For years, Tesla has been the highest-profile business in Mr. Musk’s portfolio of companies, serving as a constant source of pride and stress.

  • The company’s early struggles contributed to a long, difficult period for Mr. Musk, one that took a physical and mental toll, he told Mr. Isaacson in a 2021 interview. “You can’t be in a constant fight for survival, always in adrenaline mode, and not have it hurt you,” Mr. Musk said. But he also acknowledged that he had found purpose under pressure: “When you are no longer in a survive-or-die mode, it’s not that easy to get motivated every day.”

  • Even as the company found success, it attracted critics in the form of short-sellers who bet against Tesla’s stock. That practice reached a fever pitch in 2018 as Tesla struggled to meet production goals, infuriating Mr. Musk, who called short-sellers “leeches on the neck of business.” But he acknowledged that some of those traders had also collected an impressively accurate picture of the company from insiders and even drones flying over Tesla’s factory. “The degree of inside information they had was insane,” he said.

  • Production sprints and struggles at Tesla and the space exploration company SpaceX also sharpened Mr. Musk’s philosophy, which he distilled into a five-step approach that he called “the algorithm” and which he repeatedly invoked to employees. It involved, in order: questioning requirements, deleting parts or processes, simplifying and optimizing, accelerating processes, and, finally, automating. “I became a broken record on the algorithm,” Mr. Musk told Mr. Isaacson.
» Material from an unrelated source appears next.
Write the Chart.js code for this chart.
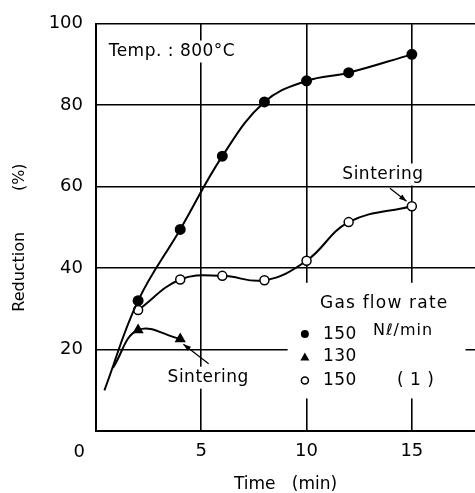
<!DOCTYPE html>
<html>
<head>
<meta charset="utf-8">
<script src="https://cdn.jsdelivr.net/npm/chart.js@4.4.1/dist/chart.umd.min.js"></script>
<style>
  body { margin: 0; background: #fff; }
  canvas { display: block; }
</style>
</head>
<body>
<canvas id="myChart" width="475" height="493"></canvas>
<script>
// reduction (%) against time (min) at 800 C, one curve per gas flow rate
var time150 = [0.4, 2, 4, 6, 8, 10, 12, 15];
var reduction150 = [10, 32, 49.5, 67.5, 80.8, 86, 88, 92.5];

var time130 = [0.8, 2, 4];
var reduction130 = [15.5, 24.8, 22.6];

var time150b = [2, 4, 6, 8, 10, 12, 15];
var reduction150b = [29.7, 37.2, 38.1, 37, 41.8, 51.3, 55.2];

var xTicks = [0, 5, 10, 15];
var yTicks = [20, 40, 60, 80, 100];

var FONT = "'DejaVu Sans', sans-serif";

function toPoints(xs, ys) {
    return xs.map(function (x, i) { return { x: x, y: ys[i] }; });
}

// the first point of these curves is only where the pen started, no marker there
function startNoMark(ctx) {
    return ctx.dataIndex === 0 ? 0 : 4.5;
}

function arrow(ctx, x1, y1, x2, y2) {
    var a = Math.atan2(y2 - y1, x2 - x1);
    ctx.beginPath();
    ctx.moveTo(x1, y1);
    ctx.lineTo(x2, y2);
    ctx.stroke();
    ctx.beginPath();
    ctx.moveTo(x2, y2);
    ctx.lineTo(x2 - 8 * Math.cos(a - 0.35), y2 - 8 * Math.sin(a - 0.35));
    ctx.lineTo(x2 - 8 * Math.cos(a + 0.35), y2 - 8 * Math.sin(a + 0.35));
    ctx.closePath();
    ctx.fill();
}

var notes = {
    id: 'notes',
    beforeDatasetsDraw: function (chart) {
        var ctx = chart.ctx;
        var sx = chart.scales.x, sy = chart.scales.y;
        var px = function (v) { return sx.getPixelForValue(v); };
        var py = function (v) { return sy.getPixelForValue(v); };

        ctx.save();
        ctx.font = '17px ' + FONT;
        ctx.letterSpacing = '0.5px';
        ctx.textBaseline = 'middle';
        ctx.textAlign = 'left';

        // text with the grid wiped out behind it
        function label(text, x, y) {
            var w = ctx.measureText(text).width;
            ctx.fillStyle = '#fff';
            ctx.fillRect(x - 3, y - 11, w + 6, 22);
            ctx.fillStyle = '#000';
            ctx.fillText(text, x, y);
        }

        label('Temp. : 800\u00b0C', px(0.6), py(93.2));
        label('Sintering', px(3.4), py(13.1));
        label('Sintering', px(11.7), py(63));

        // legend box
        var lx = px(9.1), ly = py(36.4);
        ctx.fillStyle = '#fff';
        ctx.fillRect(lx, ly, px(17.55) - lx, py(8) - ly);
        ctx.fillStyle = '#000';
        ctx.strokeStyle = '#000';

        var mx = px(9.92), tx = px(10.78);
        ctx.save();
        ctx.letterSpacing = '1.2px';
        ctx.fillText('Gas flow rate', px(10.64), py(31.4));
        ctx.restore();

        var r1 = py(23.8), r2 = py(18.2), r3 = py(12.4);
        ctx.beginPath();
        ctx.arc(mx, r1, 4, 0, Math.PI * 2);
        ctx.fill();
        ctx.fillText('150', tx, r1);
        ctx.save();
        ctx.font = '16px ' + FONT;
        ctx.letterSpacing = '1px';
        ctx.fillText('N\u2113/min', tx + 50, r1 - 3);
        ctx.restore();

        ctx.beginPath();
        ctx.moveTo(mx, r2 - 4.5);
        ctx.lineTo(mx + 4.5, r2 + 3.5);
        ctx.lineTo(mx - 4.5, r2 + 3.5);
        ctx.closePath();
        ctx.fill();
        ctx.fillText('130', tx, r2);

        ctx.lineWidth = 1.5;
        ctx.beginPath();
        ctx.arc(mx, r3, 3.5, 0, Math.PI * 2);
        ctx.stroke();
        ctx.fillText('150', tx, r3);
        ctx.fillText('( 1 )', tx + 74, r3);

        ctx.restore();
    },
    afterDatasetsDraw: function (chart) {
        var ctx = chart.ctx;
        var sx = chart.scales.x, sy = chart.scales.y;
        var px = function (v) { return sx.getPixelForValue(v); };
        var py = function (v) { return sy.getPixelForValue(v); };
        ctx.save();
        ctx.strokeStyle = '#000';
        ctx.fillStyle = '#000';
        ctx.lineWidth = 1.2;
        arrow(ctx, px(5.35), py(16.5), px(4.15), py(21.3));
        arrow(ctx, px(13.96), py(59.6), px(14.75), py(56.4));

        // shared origin label, set off to the left of the corner
        ctx.font = '18px ' + FONT;
        ctx.textAlign = 'right';
        ctx.textBaseline = 'middle';
        ctx.fillText('0', px(0) - 11, chart.chartArea.bottom + 21);
        ctx.restore();
    }
};

var gridStyle = { color: '#000', lineWidth: 1.6, drawTicks: false };
var borderStyle = { color: '#000', width: 2 };

new Chart(document.getElementById('myChart').getContext('2d'), {
    type: 'line',
    data: {
        datasets: [{
            label: '150 Nl/min',
            data: toPoints(time150, reduction150),
            borderColor: '#000',
            backgroundColor: '#000',
            borderWidth: 2,
            pointStyle: 'circle',
            pointRadius: startNoMark,
            tension: 0.4,
            fill: false
        }, {
            label: '130',
            data: toPoints(time130, reduction130),
            borderColor: '#000',
            backgroundColor: '#000',
            borderWidth: 2,
            pointStyle: 'triangle',
            pointRadius: startNoMark,
            tension: 0.4,
            fill: false
        }, {
            label: '150 (1)',
            data: toPoints(time150b, reduction150b),
            borderColor: '#000',
            backgroundColor: '#fff',
            borderWidth: 2,
            pointBorderWidth: 1.5,
            pointStyle: 'circle',
            pointRadius: 4.5,
            tension: 0.4,
            fill: false
        }]
    },
    options: {
        responsive: false,
        animation: false,
        layout: { autoPadding: false, padding: { top: 20, right: 0, bottom: 0, left: 0 } },
        plugins: {
            legend: { display: false },
            tooltip: { enabled: false }
        },
        scales: {
            x: {
                type: 'linear',
                min: 0,
                max: 18,
                afterBuildTicks: function (scale) {
                    scale.ticks = xTicks.map(function (v) { return { value: v }; });
                },
                afterFit: function (scale) { scale.height = 62; },
                grid: gridStyle,
                border: borderStyle,
                ticks: {
                    color: '#000',
                    padding: 10,
                    font: { family: FONT, size: 18 },
                    callback: function (v) { return v === 0 ? '' : v; }
                },
                title: {
                    display: true,
                    text: 'Time   (min)',
                    color: '#000',
                    font: { family: FONT, size: 17, lineHeight: 1 },
                    padding: { top: 0, bottom: 0 }
                }
            },
            y: {
                type: 'linear',
                min: 0,
                max: 100,
                afterBuildTicks: function (scale) {
                    scale.ticks = yTicks.map(function (v) { return { value: v }; });
                },
                afterFit: function (scale) { scale.width = 96; },
                grid: gridStyle,
                border: borderStyle,
                ticks: {
                    color: '#000',
                    padding: 13,
                    font: { family: FONT, size: 18 }
                },
                title: {
                    display: true,
                    text: 'Reduction        (%)    ',
                    color: '#000',
                    font: { family: FONT, size: 16, lineHeight: 1.2 },
                    padding: { top: 10, bottom: 0 }
                }
            }
        }
    },
    plugins: [notes]
});
</script>
</body>
</html>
Mr. Musk created SpaceX to help humanity become a multi-planetary species. The company’s success so far is a credit to his willingness to accept risks, sometimes successfully and sometimes not.

  • During the countdown to a pivotal launch in 2015, an unidentified liquid began dripping from a Falcon 9 rocket, frightening Mark Juncosa, a top SpaceX official. Mr. Musk deliberated briefly before deciding to proceed, resulting in a successful launch. At the time, Mr. Juncosa assumed that Mr. Musk had based that decision on a complicated risk assessment, but realized he was wrong after reviewing footage years later. “I thought he had done some complex quick calculations to decide what to do, but in fact he just shrugged his shoulders and gave the order,” Mr. Juncosa said of Mr. Musk. “He had an intuition of what the physics were.”

  • To achieve interplanetary flight in the future, SpaceX needed to find a way to make money in the present. So in 2015, Mr. Musk announced Starlink, seeking to tap into the lucrative market of providing internet service, in this case through a constellation of low-orbit satellites. The service has become a vital lifeline to people in war zones and helped the Ukrainian military defend against Russian invasion. But Mr. Musk has also been criticized for not allowing Ukraine to use the service to launch a drone attack on a Russian naval base last year, fearing that it would have provoked a major escalation in the war. “We did not want to be a part of that,” Mr. Musk said.

  • In 2021, SpaceX for the first time successfully sent a crew into orbit without a professional astronaut aboard. Afterward, Mr. Musk reflected on the role that he and his company had played in advancing space exploration. “Building mass-market electric cars was inevitable,” he said. “It would have happened without me. But becoming a space-faring civilization is not inevitable.” He added, “This flight was a great example of how progress requires human agency.”